_Instructions for the task_.
Copy exactly the lines from the line containing "Write a Python" to the line containing "color=color, label=nombre, zorder=3)", both lines included, and omit any pictures.

=-=-=-=-=

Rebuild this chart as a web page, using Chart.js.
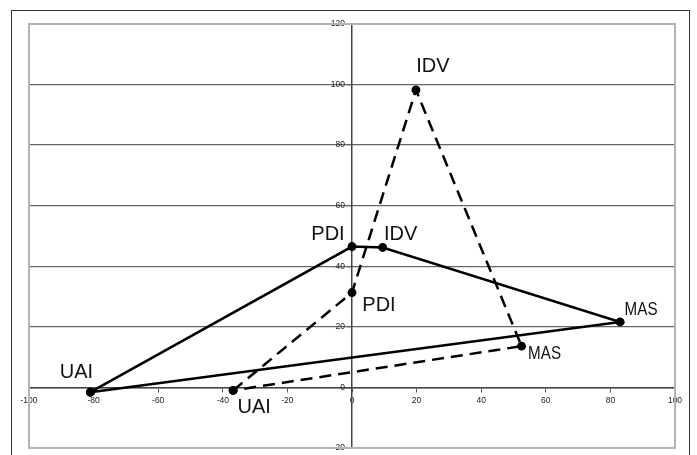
<!DOCTYPE html>
<html>
<head>
<meta charset="utf-8">
<script src="https://cdn.jsdelivr.net/npm/chart.js@4"></script>
<style>
  html, body { margin: 0; padding: 0; background: #fff; }
  #wrap { position: relative; width: 697px; height: 455px; }
  #frame { position: absolute; left: 11px; top: 10px; width: 677px; height: 460px;
           border-left: 1.5px solid #333; border-top: 1.5px solid #333; border-right: 1.5px solid #333; }
  canvas { position: absolute; left: 0; top: 0; }
</style>
</head>
<body>
<div id="wrap">
  <div id="frame"></div>
  <canvas id="c" width="697" height="455"></canvas>
</div>
<script>
// Dimension names
const dimensions = ['UAI', 'PDI', 'IDV', 'MAS'];
// Solid profile (x, y)
const solidX = [-81, 0, 9.5, 83];
const solidY = [-1.6, 46.5, 46.2, 21.6];
// Dashed profile (x, y)
const dashedX = [-36.8, 0, 19.8, 52.5];
const dashedY = [-1.0, 31.3, 98.2, 13.6];
// Axis ticks
const xTicks = [-100, -80, -60, -40, -20, 0, 20, 40, 60, 80, 100];
const yTicks = [-20, 0, 20, 40, 60, 80, 100, 120];

function closedPoints(xs, ys) {
  const pts = xs.map((x, i) => ({ x: x, y: ys[i] }));
  pts.push({ x: xs[0], y: ys[0] });
  return pts;
}

// label offsets (pixels) relative to each point, per dataset
const labelOffsets = [
  [[-14, -20], [-24, -12], [18, -13], [21, -12]],
  [[21, 17], [27, 13], [17, -24], [23, 8]]
];
const narrowLabel = 'MAS';

const framePlugin = {
  id: 'frame',
  afterDraw(chart) {
    const { ctx, chartArea: a } = chart;
    ctx.save();
    ctx.strokeStyle = '#b4b4b4';
    ctx.lineWidth = 2;
    ctx.strokeRect(a.left, a.top, a.right - a.left, a.bottom - a.top);
    ctx.restore();
  }
};

const labelPlugin = {
  id: 'pointLabels',
  afterDatasetsDraw(chart) {
    const ctx = chart.ctx;
    ctx.save();
    ctx.fillStyle = '#111';
    ctx.textAlign = 'center';
    ctx.textBaseline = 'middle';
    chart.data.datasets.forEach((ds, di) => {
      const meta = chart.getDatasetMeta(di);
      dimensions.forEach((name, i) => {
        const el = meta.data[i];
        const off = labelOffsets[di][i];
        const px = el.x + off[0], py = el.y + off[1];
        if (name === narrowLabel) {
          ctx.save();
          ctx.translate(px, py);
          ctx.scale(0.8, 1);
          ctx.font = '19px "Liberation Sans", Arial';
          ctx.fillText(name, 0, 0);
          ctx.restore();
        } else {
          ctx.font = '20px "Liberation Sans", Arial';
          ctx.fillText(name, px, py);
        }
      });
    });
    ctx.restore();
  }
};

new Chart(document.getElementById('c'), {
  type: 'scatter',
  data: {
    datasets: [
      {
        label: 'solid',
        data: closedPoints(solidX, solidY),
        showLine: true,
        borderColor: '#000',
        backgroundColor: '#000',
        borderWidth: 2.5,
        pointRadius: 3.2,
        pointHoverRadius: 3.2,
        tension: 0
      },
      {
        label: 'dashed',
        data: closedPoints(dashedX, dashedY),
        showLine: true,
        borderColor: '#000',
        backgroundColor: '#000',
        borderWidth: 2.5,
        borderDash: [12, 7],
        pointRadius: 3.2,
        pointHoverRadius: 3.2,
        tension: 0
      }
    ]
  },
  options: {
    responsive: false,
    animation: false,
    events: [],
    layout: { padding: { left: 29, top: 24, right: 22, bottom: 7 } },
    plugins: { legend: { display: false }, tooltip: { enabled: false } },
    scales: {
      x: {
        type: 'linear',
        position: { y: 0 },
        min: xTicks[0],
        max: xTicks[xTicks.length - 1],
        afterBuildTicks: (s) => { s.ticks = xTicks.map(v => ({ value: v })); },
        grid: { drawOnChartArea: false, drawTicks: true, tickLength: 4, color: '#555' },
        border: { display: true, color: '#444', width: 1.5 },
        ticks: { font: { size: 8.5, family: 'Liberation Sans, Arial' }, color: '#222', padding: 4, maxRotation: 0 }
      },
      y: {
        type: 'linear',
        position: { x: 0 },
        min: yTicks[0],
        max: yTicks[yTicks.length - 1],
        afterBuildTicks: (s) => { s.ticks = yTicks.map(v => ({ value: v })); },
        grid: { drawOnChartArea: true, drawTicks: true, tickLength: 4, color: '#666', lineWidth: 1.3 },
        border: { display: true, color: '#444', width: 1.5 },
        ticks: { font: { size: 8.5, family: 'Liberation Sans, Arial' }, color: '#222', padding: 2,
                 callback: (v) => v + '   ' }
      }
    }
  },
  plugins: [framePlugin, labelPlugin]
});
</script>
</body>
</html>
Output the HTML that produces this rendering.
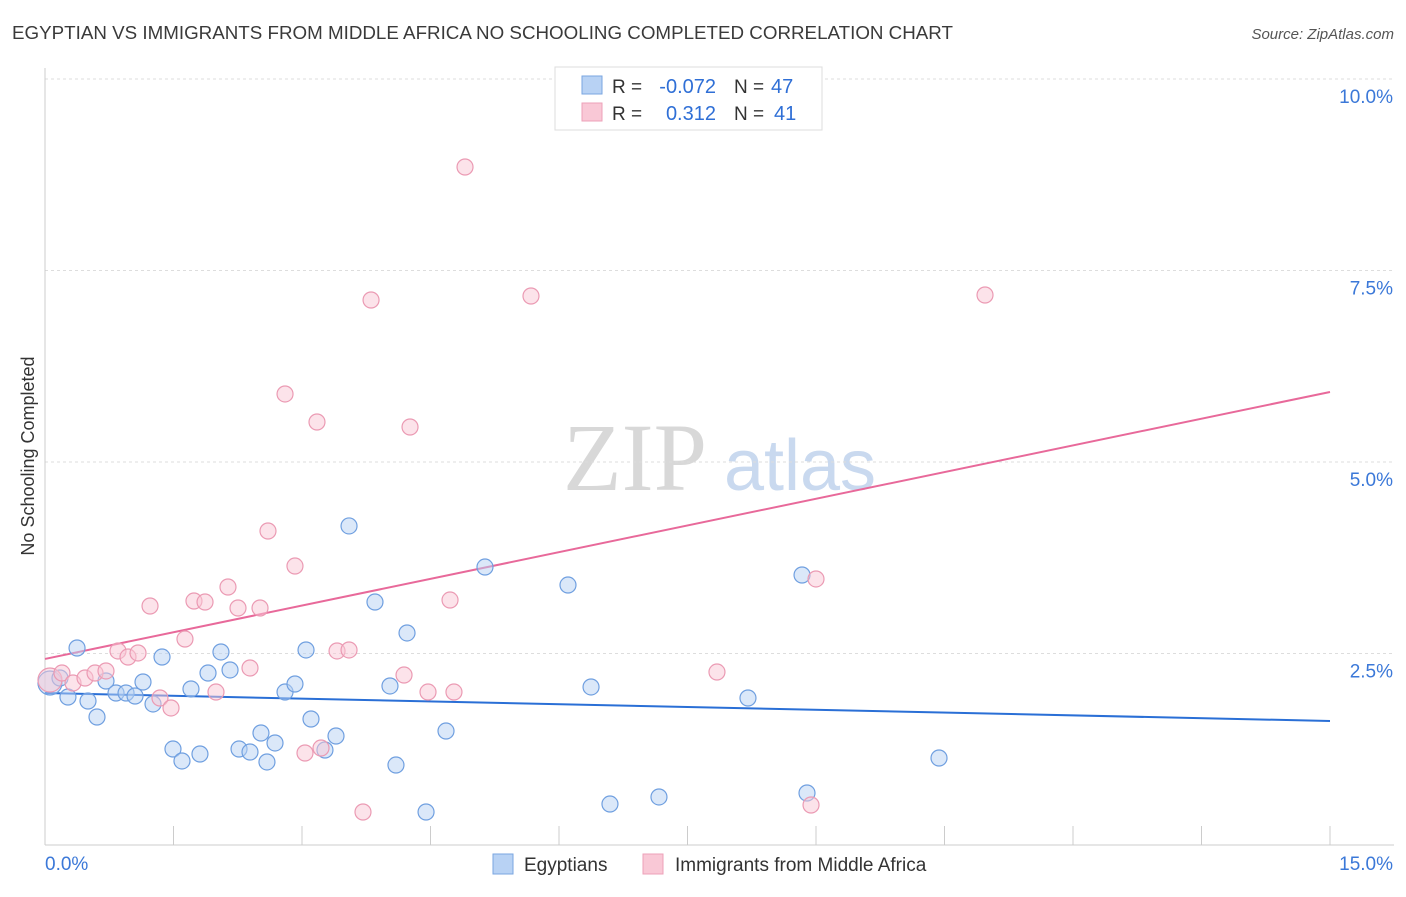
<!DOCTYPE html>
<html><head><meta charset="utf-8">
<style>
body{margin:0;background:#fff;font-family:"Liberation Sans",sans-serif;}
svg text{font-family:"Liberation Sans",sans-serif;}
</style></head>
<body>
<svg id="chart" width="1406" height="892" viewBox="0 0 1406 892" xmlns="http://www.w3.org/2000/svg">
<text x="12" y="39" font-size="18" fill="#3a3a3a" textLength="941" lengthAdjust="spacingAndGlyphs">EGYPTIAN VS IMMIGRANTS FROM MIDDLE AFRICA NO SCHOOLING COMPLETED CORRELATION CHART</text>
<text x="1394" y="39" font-size="15" fill="#555" text-anchor="end" font-style="italic">Source: ZipAtlas.com</text>
<g>
<text x="635" y="490" font-size="96" fill="#d8d8d8" text-anchor="middle" style="font-family:'Liberation Serif',serif">ZIP</text>
<text x="800" y="490" font-size="72" fill="#c9d9ef" text-anchor="middle">atlas</text>
</g>
<g id="grid"></g>
<g id="axes"></g>
<text transform="translate(34,456) rotate(-90)" font-size="18" fill="#333" text-anchor="middle">No Schooling Completed</text>
<g id="trends"></g>
<g id="points"></g>
<g>
<rect x="555" y="67" width="267" height="63" fill="#fff" stroke="#ddd"/>
<rect x="582" y="76" width="20" height="18" fill="#b8d2f4" stroke="#7aa6e0"/>
<rect x="582" y="103" width="20" height="18" fill="#f9c8d6" stroke="#eda1b8"/>
<text x="612" y="93" font-size="19" fill="#333">R =</text>
<text x="716" y="93" font-size="20" fill="#2f6fd6" text-anchor="end">-0.072</text>
<text x="734" y="93" font-size="19" fill="#333">N =</text>
<text x="771" y="93" font-size="20" fill="#2f6fd6">47</text>
<text x="612" y="120" font-size="19" fill="#333">R =</text>
<text x="716" y="120" font-size="20" fill="#2f6fd6" text-anchor="end">0.312</text>
<text x="734" y="120" font-size="19" fill="#333">N =</text>
<text x="774" y="120" font-size="20" fill="#2f6fd6">41</text>
</g>
<g>
<rect x="493" y="854" width="20" height="20" fill="#b8d2f4" stroke="#7aa6e0"/>
<text x="524" y="871" font-size="19" fill="#333">Egyptians</text>
<rect x="643" y="854" width="20" height="20" fill="#f9c8d6" stroke="#eda1b8"/>
<text x="675" y="871" font-size="19" fill="#333">Immigrants from Middle Africa</text>
</g>
</svg>
<script>
const blueX=[0.058,0.175,0.268,0.374,0.502,0.607,0.712,0.829,0.946,1.051,1.144,1.261,1.366,1.494,1.599,1.704,1.809,1.903,2.054,2.16,2.265,2.393,2.521,2.591,2.685,2.802,2.918,3.047,3.105,3.268,3.397,3.549,3.852,4.027,4.097,4.226,4.448,4.681,5.136,6.105,6.374,6.595,7.167,8.206,8.837,8.895,10.436];
const blueY=[2.115,2.18,1.932,2.572,1.88,1.671,2.141,1.984,1.984,1.945,2.128,1.841,2.454,1.253,1.097,2.037,1.188,2.245,2.52,2.285,1.253,1.214,1.462,1.084,1.332,1.997,2.102,2.546,1.645,1.24,1.423,4.165,3.172,2.076,1.044,2.768,0.431,1.488,3.629,3.394,2.063,0.535,0.627,1.919,3.525,0.679,1.136];
const pinkX=[0.058,0.198,0.327,0.467,0.584,0.712,0.852,0.969,1.086,1.226,1.342,1.471,1.634,1.739,1.868,1.996,2.136,2.253,2.393,2.51,2.603,2.802,2.918,3.035,3.175,3.222,3.409,3.549,3.712,3.806,4.191,4.261,4.471,4.728,4.774,4.903,5.673,7.844,8.942,9.0,10.973];
const pinkY=[2.154,2.245,2.115,2.18,2.245,2.272,2.533,2.454,2.507,3.12,1.919,1.789,2.689,3.185,3.172,1.997,3.368,3.094,2.311,3.094,4.099,5.888,3.642,1.201,5.522,1.266,2.533,2.546,0.431,7.115,2.219,5.457,1.997,3.198,1.997,8.851,7.167,2.258,0.522,3.473,7.18];
const blueTrend=[1.984,1.619];
const pinkTrend=[2.429,5.914];
const yTicks=[2.5,5.0,7.5,10.0];
const yTickLabels=["2.5%","5.0%","7.5%","10.0%"];
const xTicks=[0,1.5,3,4.5,6,7.5,9,10.5,12,13.5,15];
const NS="http://www.w3.org/2000/svg";
const sx=v=>45+v/15*1285;
const sy=v=>845-v/10*766;
function mk(tag,attrs,parent){const e=document.createElementNS(NS,tag);for(const k in attrs)e.setAttribute(k,attrs[k]);parent.appendChild(e);return e;}
const grid=document.getElementById('grid'),axes=document.getElementById('axes'),trends=document.getElementById('trends'),pts=document.getElementById('points');
yTicks.forEach((t,i)=>{
 const l=mk('line',{x1:45,x2:1394,y1:sy(t),y2:sy(t),stroke:'#ddd','stroke-dasharray':'3,3'},grid);
 
 
 const tx=mk('text',{x:1393,y:sy(t)+24,'font-size':19,fill:'#3b78d8','text-anchor':'end'},grid);
 tx.textContent=yTickLabels[i];
 
 
});
const ax=mk('line',{x1:45,x2:1394,y1:845,y2:845,stroke:'#ccc'},axes);


const ay=mk('line',{x1:45,x2:45,y1:68,y2:845,stroke:'#ccc'},axes);


xTicks.forEach(t=>{
 const l=mk('line',{x1:sx(t),x2:sx(t),y1:826,y2:845,stroke:'#ccc'},axes);
 
 
});
const xl0=mk('text',{x:45,y:870,'font-size':19,fill:'#3b78d8'},axes);xl0.textContent='0.0%';


const xl1=mk('text',{x:1393,y:870,'font-size':19,fill:'#3b78d8','text-anchor':'end'},axes);xl1.textContent='15.0%';


function drawPts(X,Y,fill,stroke,name){
 X.forEach((x,i)=>{
  const c=mk('circle',{cx:sx(x),cy:sy(Y[i]),r:i===0?12:8,fill:fill,'fill-opacity':0.5,stroke:stroke,'stroke-width':1.2},pts);
  
  
 });
}
drawPts(blueX,blueY,'#b8d2f4','#6f9fe0','egyptians-point');
drawPts(pinkX,pinkY,'#f9c8d6','#eb9ab3','immigrants-point');
const bt=mk('line',{x1:sx(0),y1:sy(blueTrend[0]),x2:sx(15),y2:sy(blueTrend[1]),stroke:'#2a6fd6','stroke-width':2},trends);


const pt=mk('line',{x1:sx(0),y1:sy(pinkTrend[0]),x2:sx(15),y2:sy(pinkTrend[1]),stroke:'#e8699a','stroke-width':2},trends);


</script>
</body></html>
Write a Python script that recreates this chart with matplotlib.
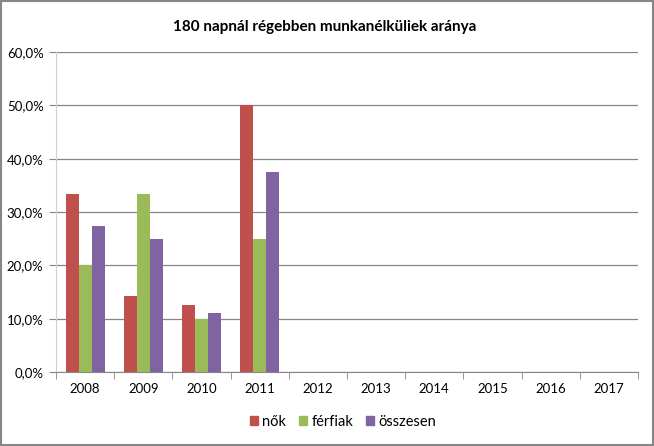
import matplotlib.pyplot as plt
import matplotlib.patches as mpatches
import numpy as np

# Datos del gráfico
anos = ['2008', '2009', '2010', '2011', '2012', '2013', '2014', '2015', '2016', '2017']
nok = [33.3, 14.3, 12.5, 50.0, None, None, None, None, None, None]
ferfiak = [20.0, 33.3, 10.0, 25.0, None, None, None, None, None, None]
osszesen = [27.3, 25.0, 11.1, 37.5, None, None, None, None, None, None]

series = [('nők', nok, '#C0504D'), ('férfiak', ferfiak, '#9BBB59'), ('összesen', osszesen, '#8064A2')]

plt.rcParams['font.family'] = ['Lato', 'DejaVu Sans']

fig = plt.figure(figsize=(6.54, 4.46), dpi=100)
ax = fig.add_axes([56/654, 1-372/446, (638-56)/654, (372-52)/446])

x = np.arange(len(anos))
ancho = 1/4.5
for i, (nombre, valores, color) in enumerate(series):
    v = [np.nan if a is None else a for a in valores]
    ax.bar(x + (i-1)*ancho, v, width=ancho, color=color, label=nombre, zorder=3)

ax.set_xlim(-0.5, len(anos)-0.5)
ax.set_ylim(0, 60)
ax.set_yticks(np.arange(0, 61, 10))
ax.set_yticklabels([f"{t:.1f}%".replace('.', ',') for t in np.arange(0, 61, 10)], fontsize=9.5)
ax.set_xticks(x)
ax.set_xticklabels(anos, fontsize=9.5)
ax.set_xticks(np.arange(-0.5, len(anos), 1), minor=True)
ax.tick_params(axis='x', which='major', length=0, pad=8)
ax.tick_params(axis='x', which='minor', length=5, color='#868686')
ax.tick_params(axis='y', length=5, color='#868686', pad=4)
ax.grid(axis='y', color='#868686', linewidth=0.9, zorder=0)
for s in ['top', 'right']:
    ax.spines[s].set_visible(False)
ax.spines['left'].set_color('#d0d0d0')
ax.spines['bottom'].set_color('#868686')

fig.text(325/654, 1-27/446, '180 napnál régebben munkanélküliek aránya', ha='center', va='center',
         fontsize=11, fontweight='bold')

handles = [mpatches.Patch(color=c, label=n) for n, _, c in series]
fig.legend(handles=handles, loc='center', bbox_to_anchor=(343/654, 1-422/446), ncol=3, frameon=False,
           fontsize=10.5, handlelength=0.55, handleheight=0.55, handletextpad=0.3, columnspacing=0.9)

fig.patches.append(mpatches.Rectangle((0.002, 0.003), 0.996, 0.994, transform=fig.transFigure,
                                      fill=False, edgecolor='#868686', linewidth=1.5))

fig.savefig('out.png', dpi=100)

=-=-=-=-=

_Exercise output_.
Write a Python script that recreates this chart with matplotlib.
import matplotlib.pyplot as plt
import matplotlib.patches as mpatches
import numpy as np

# Datos del gráfico
anos = ['2008', '2009', '2010', '2011', '2012', '2013', '2014', '2015', '2016', '2017']
nok = [33.3, 14.3, 12.5, 50.0, None, None, None, None, None, None]
ferfiak = [20.0, 33.3, 10.0, 25.0, None, None, None, None, None, None]
osszesen = [27.3, 25.0, 11.1, 37.5, None, None, None, None, None, None]

series = [('nők', nok, '#C0504D'), ('férfiak', ferfiak, '#9BBB59'), ('összesen', osszesen, '#8064A2')]

plt.rcParams['font.family'] = ['Lato', 'DejaVu Sans']

fig = plt.figure(figsize=(6.54, 4.46), dpi=100)
ax = fig.add_axes([56/654, 1-372/446, (638-56)/654, (372-52)/446])

x = np.arange(len(anos))
ancho = 1/4.5
for i, (nombre, valores, color) in enumerate(series):
    v = [np.nan if a is None else a for a in valores]
    ax.bar(x + (i-1)*ancho, v, width=ancho, color=color, label=nombre, zorder=3)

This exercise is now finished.